As widely reported a few weeks back, Apple has confirmed its plans to buy out Beats Music and Beats Electronics for $3 billion, including $2.6 billion in cash and $400 million in stock options. In an official press release, Beats co-founder Jimmy Iovine said, “I’ve always known in my heart that Beats belonged with Apple. The idea when we started the company was inspired by Apple’s unmatched ability to marry culture and technology. Apple’s deep commitment to music fans, artists, songwriters and the music industry is something special.”
“Music is such an important part of all of our lives and holds a special place within our hearts at Apple,” added Apple CEO Tim Cook. “That’s why we have kept investing in music and are bringing together these extraordinary teams so we can continue to create the most innovative music products and services in the world.”
According to The New York Times, the Beats brand will remain separate from Apple’s, which means that the latter’s lukewarmly received iTunes Radio service will not be replaced by Beats’s subscription model. Iovine and Beats co-founder Dr. Dre will now work directly under Eddy Cue — Apple’s executive in charge of Internet services — however, so long as the deal is approved by regulatory agencies later this year.

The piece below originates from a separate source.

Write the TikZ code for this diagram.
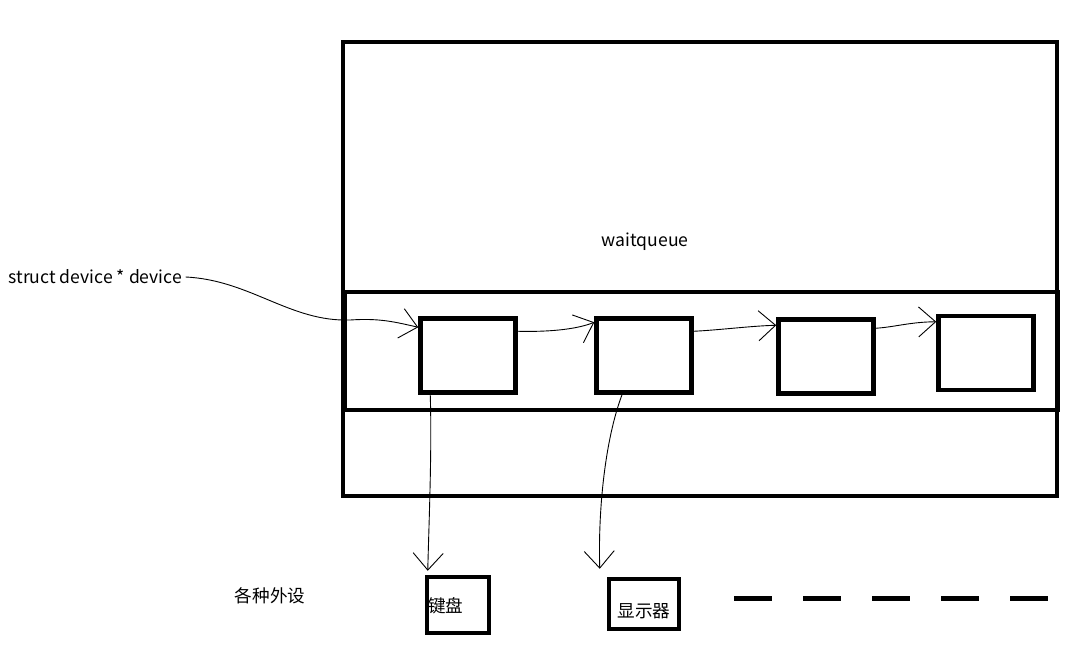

While Cook called the partnership a “no-brainer,” financial analyst Maynard Um told the Times, “Apple was at the front of that [digital music] curve, and if that’s the reason for the acquisition it would lend credence to the view that maybe they’re not ahead of the curve anymore.”
As for why Apple didn’t build its own streaming service to rival Beats, Cook countered, “Could Eddy’s team have built a subscription service? Of course. We could’ve built those 27 other things ourselves, too. You don’t build everything yourself. It’s not one thing that excites us here. It’s the people. It’s the service.”